Daniel Boniecki at the Warsaw office of McKinsey, a consultancy, identifies three “pillars of change” for his country: Poland must close the productivity gap with western Europe; invest in growth industries such as specialist machinery; and become more global. Polish firms’ productivity per hour is still only around 60% of companies in the EU15 countries (the members before enlargement to the east), partly because training and equipment lag behind and partly because companies are badly managed. Polish firms are good at enhancing a product before putting it on the market, but mostly for foreign outfits or by using foreign technology. The majority of firms lack scale and tend to focus on the domestic or regional market.
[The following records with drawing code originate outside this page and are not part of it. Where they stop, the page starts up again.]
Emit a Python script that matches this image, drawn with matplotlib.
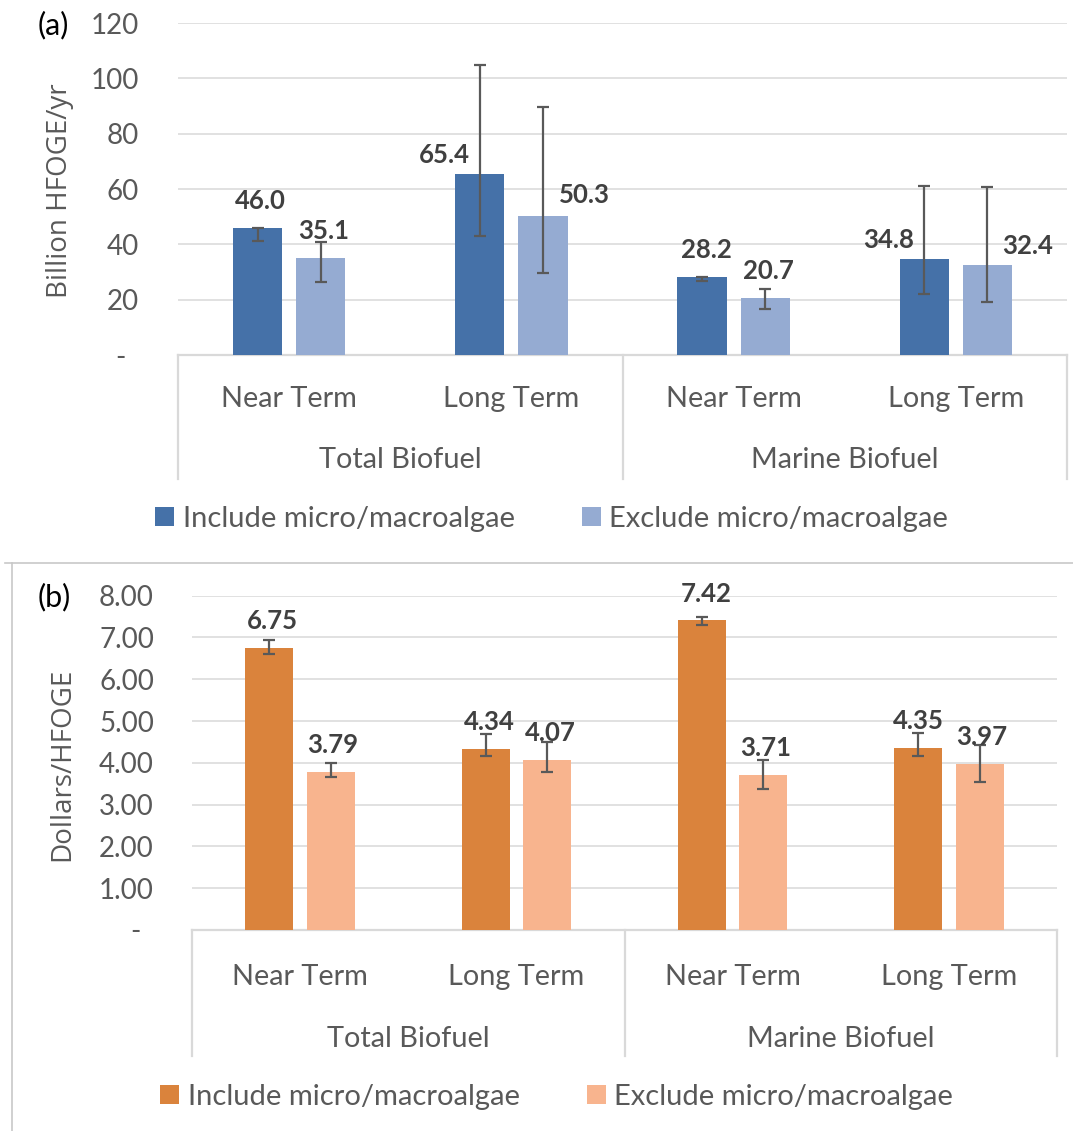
import matplotlib
matplotlib.use('Agg')
import matplotlib.pyplot as plt
from matplotlib.lines import Line2D
from matplotlib.patches import Patch
from matplotlib.transforms import ScaledTranslation, blended_transform_factory

# ---------------- data ----------------
terms = ['Near Term', 'Long Term', 'Near Term', 'Long Term']
groups = ['Total Biofuel', 'Marine Biofuel']
series_names = ['Include micro/macroalgae', 'Exclude micro/macroalgae']

supply_include = [46.0, 65.4, 28.2, 34.8]
supply_exclude = [35.1, 50.3, 20.7, 32.4]
supply_include_low = [41.3, 43.0, 26.6, 22.1]
supply_include_high = [46.0, 104.9, 28.2, 61.1]
supply_exclude_low = [26.3, 29.6, 16.6, 19.0]
supply_exclude_high = [40.7, 89.6, 23.7, 60.6]

cost_include = [6.75, 4.34, 7.42, 4.35]
cost_exclude = [3.79, 4.07, 3.71, 3.97]
cost_include_low = [6.61, 4.17, 7.29, 4.16]
cost_include_high = [6.95, 4.68, 7.48, 4.71]
cost_exclude_low = [3.66, 3.79, 3.38, 3.54]
cost_exclude_high = [4.00, 4.49, 4.06, 4.43]

supply_ticks = [0, 20, 40, 60, 80, 100, 120]
cost_ticks = [0, 1, 2, 3, 4, 5, 6, 7, 8]

# label placement offsets (pixels): (dx, dy above bar top to text baseline)
supply_inc_label_off = [(3, 19), (-35, 11), (4, 19), (-36, 11)]
supply_exc_label_off = [(3, 19), (42, 13), (3, 19), (40, 11)]
cost_inc_label_off = [(3, 19), (4, 19), (4, 18), (0, 19)]
cost_exc_label_off = [(2, 19), (3, 19), (2, 19), (2, 19)]

W, H = 1073, 1131
fig = plt.figure(figsize=(W / 100, H / 100), dpi=100)

TXT = '#595959'
LBL = '#404040'
GRID = '#D9D9D9'
BASE_FONT = 'Lato'


def add_axes(l, r, t, b):
    return fig.add_axes([l / W, 1 - b / H, (r - l) / W, (b - t) / H])


def err(vals, lo, hi):
    return [[max(v - a, 0) for v, a in zip(vals, lo)],
            [max(b - v, 0) for v, b in zip(vals, hi)]]


def panel(ax, inc, exc, inc_lo, inc_hi, exc_lo, exc_hi, ticks, tickfmt, labfmt,
          c_inc, c_exc, inc_off, exc_off, ylabel, ylab_xy, tag, tag_xy,
          leg_xy, box_bottom, near_base, group_base, pad):
    x = list(range(len(terms)))
    bw, off = 0.222, 0.142
    ax.set_xlim(-0.5, len(terms) - 0.5)
    ax.set_ylim(ticks[0], ticks[-1])
    ax.set_axisbelow(True)
    ax.yaxis.grid(True, color=GRID, lw=1.1)
    for s in ax.spines.values():
        s.set_visible(False)
    ax.axhline(0, color=GRID, lw=1.6, zorder=1.5, clip_on=False)

    xi = [v - off for v in x]
    xe = [v + off for v in x]
    ax.bar(xi, inc, width=bw, color=c_inc, zorder=2)
    ax.bar(xe, exc, width=bw, color=c_exc, zorder=2)
    ax.errorbar(xi, inc, yerr=err(inc, inc_lo, inc_hi), fmt='none', ecolor='#595959',
                elinewidth=1.6, capsize=4, capthick=1.6, zorder=3)
    ax.errorbar(xe, exc, yerr=err(exc, exc_lo, exc_hi), fmt='none', ecolor='#595959',
                elinewidth=1.6, capsize=4, capthick=1.6, zorder=3)

    for xs, vals, offs in ((xi, inc, inc_off), (xe, exc, exc_off)):
        for xv, v, (dx, dy) in zip(xs, vals, offs):
            ax.annotate(labfmt.format(v), xy=(xv, v), xytext=(dx * 0.72, dy * 0.72),
                        textcoords='offset points', ha='center', va='baseline',
                        fontsize=18.5, fontweight='bold', color=LBL, family=BASE_FONT,
                        zorder=4)

    ax.set_xticks([])
    ax.set_yticks(ticks)
    ax.set_yticklabels(['-' if t == 0 else tickfmt.format(t) for t in ticks])
    ax.tick_params(axis='y', length=0, pad=pad, labelsize=20, labelcolor=TXT)
    for lab in ax.get_yticklabels():
        lab.set_family(BASE_FONT)
    mt = ax.yaxis.get_major_ticks()
    mt[0].label1.set_transform(mt[0].label1.get_transform() +
                               ScaledTranslation(-0.13, 0, fig.dpi_scale_trans))

    blend = blended_transform_factory(ax.transData, ax.transAxes)
    for xv in (-0.5, 1.5, 3.5):
        ax.plot([xv, xv], [0, box_bottom], transform=blend, color=GRID, lw=1.6,
                clip_on=False, zorder=1)
    for i, t in enumerate(terms):
        ax.text(i, near_base, t, transform=blend, ha='center', va='baseline',
                fontsize=20.8, color=TXT, family=BASE_FONT)
    for g, name in enumerate(groups):
        ax.text(0.5 + 2 * g, group_base, name, transform=blend, ha='center',
                va='baseline', fontsize=20.8, color=TXT, family=BASE_FONT)

    fig.text(ylab_xy[0] / W, 1 - ylab_xy[1] / H, ylabel, rotation=90, ha='center',
             va='center', fontsize=20, color=TXT, family='Open Sans')
    fig.text(tag_xy[0] / W, 1 - tag_xy[1] / H, tag, ha='center', va='center',
             fontsize=22, color='black', family=BASE_FONT)

    handles = [Patch(facecolor=c_inc), Patch(facecolor=c_exc)]
    fig.legend(handles, series_names, loc='center',
               bbox_to_anchor=(leg_xy[0] / W, 1 - leg_xy[1] / H), ncol=2,
               frameon=False, handlelength=0.65, handleheight=0.65,
               handletextpad=0.3, columnspacing=2.3,
               prop={'family': BASE_FONT, 'size': 21}, labelcolor=TXT)


ax_a = add_axes(178, 1067, 23, 355)
panel(ax_a, supply_include, supply_exclude, supply_include_low, supply_include_high,
      supply_exclude_low, supply_exclude_high, supply_ticks, '{:.0f}', '{:.1f}',
      '#4571A8', '#95ABD2', supply_inc_label_off, supply_exc_label_off,
      'Billion HFOGE/yr', (60, 191), '(a)', (53.5, 25.5), (551.5, 519),
      -0.3735, -0.1557, -0.3413, 28)

ax_b = add_axes(192, 1057, 595.7, 930)
panel(ax_b, cost_include, cost_exclude, cost_include_low, cost_include_high,
      cost_exclude_low, cost_exclude_high, cost_ticks, '{:.2f}', '{:.2f}',
      '#DA833C', '#F8B48E', cost_inc_label_off, cost_exc_label_off,
      'Dollars/HFOGE', (62, 764), '(b)', (54, 597), (556.5, 1097),
      -0.377, -0.1633, -0.3494, 27.4)

# border around panel (b)
fig.add_artist(Line2D([5 / W, 1], [1 - 562.7 / H] * 2, color='#C8C8C8', lw=1.2))
fig.add_artist(Line2D([11.7 / W] * 2, [1 - 562.7 / H, 0], color='#C8C8C8', lw=1.2))

fig.savefig('out.png', dpi=100)
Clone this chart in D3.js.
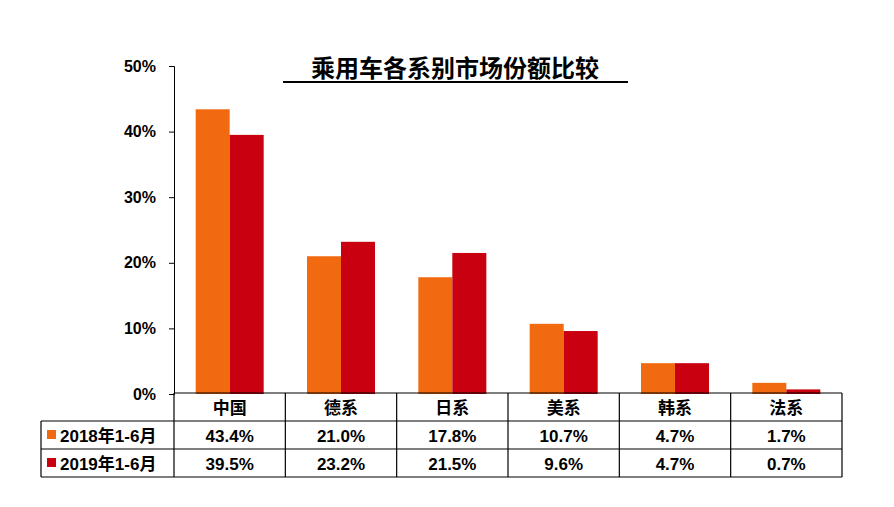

The only truly global Polish company is the state-controlled KGHM, one of the world’s largest copper and silver miners.
Demography is another headache. Poland has one of the lowest fertility rates in the EU and remains an emigration country. If things turn ugly in Ukraine there could be a large wave of refugees flooding into Poland, but that would not solve the problem. “The demographic tsunami will hit just when EU funds dry up,” predicts Krzysztof Rybinski, rector of Vistula University. He has already seen a marked drop in the number of Polish students at his university, so he is looking abroad for new recruits.
The most urgent task for Poland, however, is to slim down its bloated public sector. Since the end of communism the number of civil servants has nearly tripled, to at least 460,000. Successful private companies are being held back by an overly bureaucratic public sector. That is one reason why some of the best and brightest Poles continue to emigrate.
But at least they carry their head high when they go. These days Poland’s voice abroad once again counts for something.